On the face of it, the warranty claims may not seem like much, especially at a company with fat profit margins like Apple.
But they are one of those hidden costs that can quietly erode margins. Apple’s products typically come with a one-year limited warranty on workmanship and defects. That means you’ll probably get a new one if the screen inexplicably goes blank, but won’t help if you drop your iPhone in a puddle or send your Shuffle through the wash.
It also means this year’s warranty claims are tied to last year’s sales, so they could be a drain if sales actually slide.
How well Apple has projected its losses over time is a bit hard to tell because through fiscal 2009, it managed to keep some warranty claims off its balance sheet and didn’t detail them.

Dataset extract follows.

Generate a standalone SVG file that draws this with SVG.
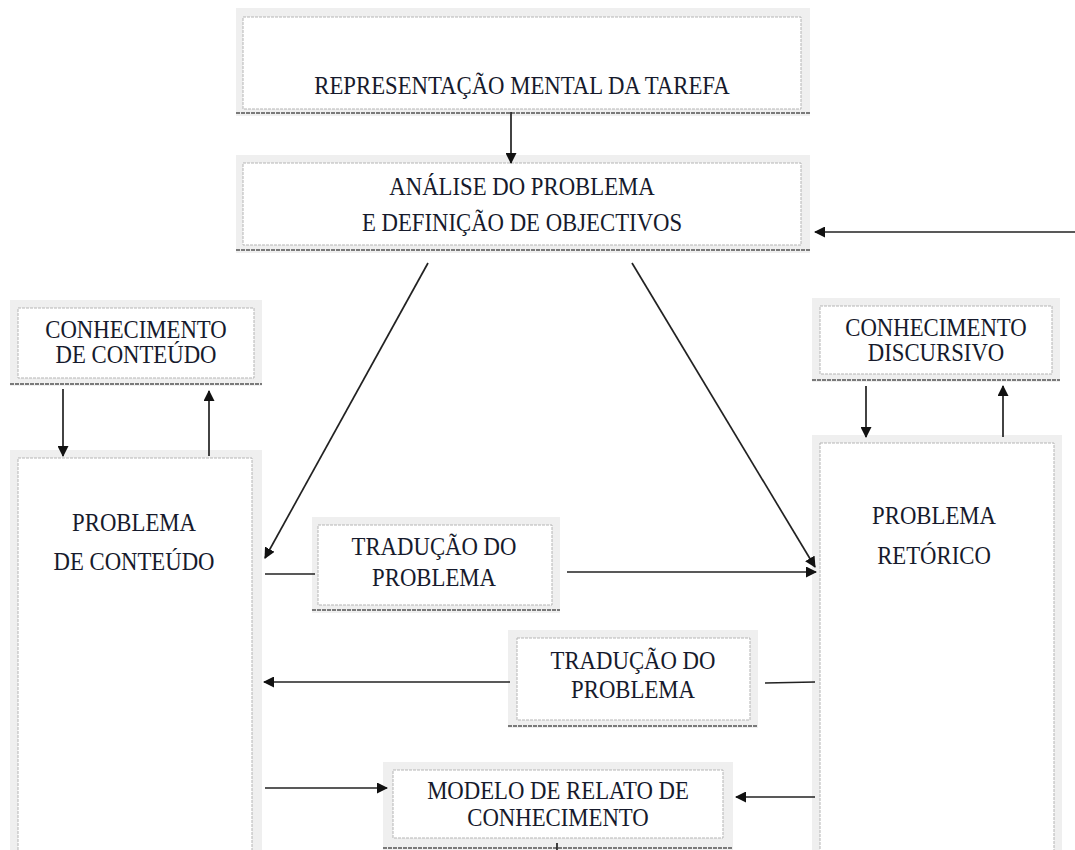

Starting with its 2010 10-K filing, it got a lot more specific.
Accruals for warranty claims are handled like other reserves for potential losses. Apple starts the year with a balance left over from the previous year. From that it deducts actual claims, and then it builds the reserve back up with new additions. Ideally, it would have enough set aside at the beginning of each year to cover that year’s claims, but in fiscal 2010 and 2011, it came up short, with actual claims far exceeding its starting-year balance.
As a result, new additions to its product warranty reserve nearly quadrupled in two years, growing to $1.63 billion in 2011 from $440 million in 2009. During the same period, sales grew about 2.5 times, to $108.25 billion from $42.91 billion.
So far this year, it has added $1.3 billion to its warranty-claims account, giving it a total of $1.68 billion available. That could be an effort to be more conservative—or it could signal some blank screens ahead. Either way, it’s a number worth keeping an eye on, alongside the stock chart.